A journalist and author recounts how two warrior-moms drove the search for the truth behind the Boys in Red tragedy
If the news media had done its job and shouldered its responsibility in the wake of the 2008 Bathurst High School tragedy—in which seven members of New Brunswick’s Bathurst High School basketball team and their coach’s wife died when their school van collided with a tractor-trailer on a snowy highway—there would have been no book for me to write when I set out to tell the incredible story of Ana Acevedo and Isabelle Hains.
That’s because those women would never have needed to transform themselves from ordinary, small-town mothers into two of Canada’s most outspoken political activists.
Their long campaign to find the truth about the crash that killed their sons Javier and Daniel and six other people is detailed in my 2013 book Driven: How the Bathurst Tragedy Ignited a Crusade for Change (Goose Lane Editions). [Editor’s note: You’ll find a review of Richard Foot’s Driven here]
At the heart of the story is a disturbing question: why were two grieving parents, with no experience with or fondness for public activism, compelled to turn their lives upside down by asking questions, launching petitions, holding news conferences and lobbying governments following their sons’ deaths?
I was among the journalists from across Atlantic Canada who descended on Bathurst, NB, to cover the tragedy and the mass funeral for the seven boys. We wrote our stories about sorrow and heartache, and then drifted away, assuming there was nothing more to say about what appeared to be a random, unavoidable highway collision. That was the conventional wisdom floating around town. It’s what the mayor and school officials—even many of the grief-stricken parents—were saying.
But the conventional wisdom was wrong, and reporters like me were too quick to buy into it. Accident investigators later found that the school van was mechanically faulty and unsafe to drive, that it lacked winter tires, and that driver fatigue was a possible factor. Ana and Isabelle had by then also uncovered Education Act guidelines that said their boys should not have been driving home late at night in the midst of a snowstorm.

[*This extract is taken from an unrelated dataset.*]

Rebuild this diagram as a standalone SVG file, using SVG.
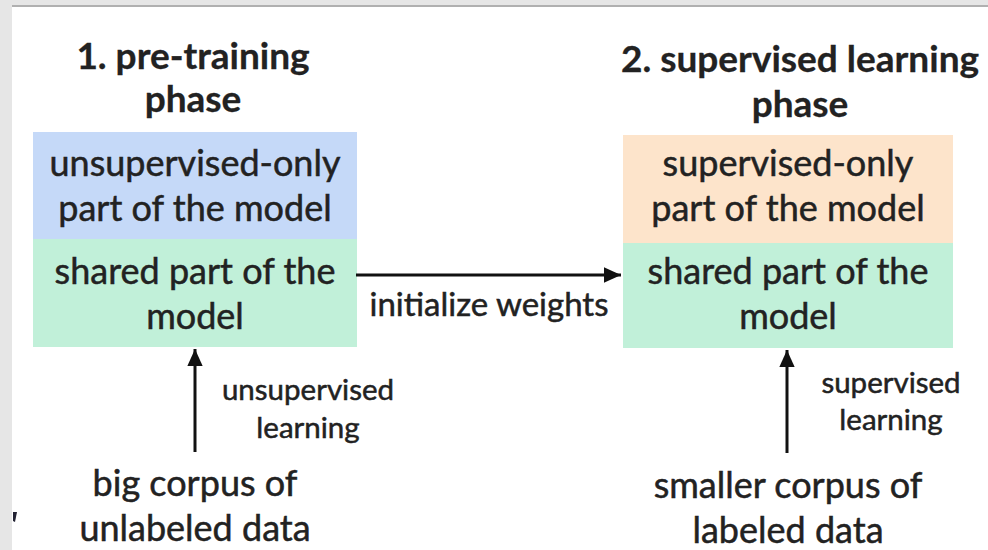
<svg xmlns="http://www.w3.org/2000/svg" width="988" height="550" viewBox="0 0 988 550">
<defs>
<style>
.t{font-family:Lato,"Open Sans","Liberation Sans",sans-serif;fill:#222;stroke:#222;stroke-width:0.5;text-anchor:middle}
.m{font-size:36px}
.w{font-size:33px}
.h{font-size:37px;font-weight:bold;stroke-width:0.3}
.s{font-size:29.5px}
.c{stroke:#111;stroke-width:3;fill:none}
</style>
<marker id="ah" viewBox="0 0 10 10" refX="10" refY="5" markerWidth="5.8" markerHeight="5.8" markerUnits="strokeWidth" orient="auto">
<path d="M0,0.5 L10,5 L0,9.5 Z" fill="#111"/>
</marker>
</defs>
<rect x="0" y="0" width="988" height="550" fill="#fff"/>
<rect x="0" y="0" width="988" height="6" fill="#e6e6e6"/>
<rect x="0" y="0" width="12" height="550" fill="#e6e6e6"/>
<rect x="12" y="5" width="976" height="2" fill="#b0b0b0"/>
<path d="M13,512 L17,512 L15,522 L13,521 Z" fill="#223"/>

<g id="title1"><text class="t h" x="193" y="69">1. pre-training</text><text class="t h" x="193" y="112">phase</text></g>
<g id="title2"><text class="t h" x="800" y="72">2. supervised learning</text><text class="t h" x="800" y="117">phase</text></g>

<g id="unsup-only">
<rect x="33" y="132" width="324" height="107" fill="#c5d9f8"/>
<text class="t m" x="195" y="176">unsupervised-only</text>
<text class="t m" x="195" y="221">part of the model</text>
</g>
<g id="shared1">
<rect x="33" y="239" width="324" height="108" fill="#c1f0d9"/>
<text class="t m" x="195" y="284">shared part of the</text>
<text class="t m" x="195" y="329">model</text>
</g>
<g id="sup-only">
<rect x="623" y="135" width="330" height="108" fill="#fde4cb"/>
<text class="t m" x="788" y="176">supervised-only</text>
<text class="t m" x="788" y="221">part of the model</text>
</g>
<g id="shared2">
<rect x="623" y="243" width="330" height="105" fill="#c1f0d9"/>
<text class="t m" x="788" y="284">shared part of the</text>
<text class="t m" x="788" y="329">model</text>
</g>
<g id="corpus1">
<text class="t m" x="195" y="496">big corpus of</text>
<text class="t m" x="195" y="541">unlabeled data</text>
</g>
<g id="corpus2">
<text class="t m" x="788" y="498">smaller corpus of</text>
<text class="t m" x="788" y="543">labeled data</text>
</g>

<g id="connectors">
<line class="c" x1="356" y1="275" x2="621" y2="275" marker-end="url(#ah)"/>
<text class="t w" x="489" y="316">initialize weights</text>
<line class="c" x1="195" y1="452" x2="195" y2="349" marker-end="url(#ah)"/>
<text class="t s" x="308" y="400">unsupervised</text>
<text class="t s" x="308" y="438">learning</text>
<line class="c" x1="787" y1="453" x2="787" y2="350" marker-end="url(#ah)"/>
<text class="t s" x="891" y="393">supervised</text>
<text class="t s" x="891" y="430">learning</text>
</g>
</svg>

For five years these warrior-moms, as I call them, fought a sometimes lonely campaign for accountability, and for changes to the way children are transported to extra-curricular events. They had many successes and have raised national awareness about this issue.
Courage and perseverance
Yet many in Bathurst still believe the crash was a freak accident, including some of the other parents who lost boys, whom I interviewed for the book. In fact, the hostility Ana and Isabelle encountered in their own community as they tried to uncover the truth of the tragedy remains today. I felt it as I researched the book—many people at the centre of the tragedy declined to talk to me, or expressed deep skepticism about what the two mothers had done. It was nerve-wracking, to say the least, cracking open this hornets’ nest and writing the tale of two women who were supported by many New Brunswickers, but scorned by many others.
The prevailing view after the tragedy, at least among school and town officials, was that people should grieve for a bit, and then move on; there was no need for hard questions about why it happened and what could be learned from the deaths of seven boys—an understandable sentiment in any small, insular town full of hurting families.
Less understandable is why news reporters were so willing to accept this view. Fortunately, for the sake of the truth, two mothers had the courage and perseverance to think otherwise.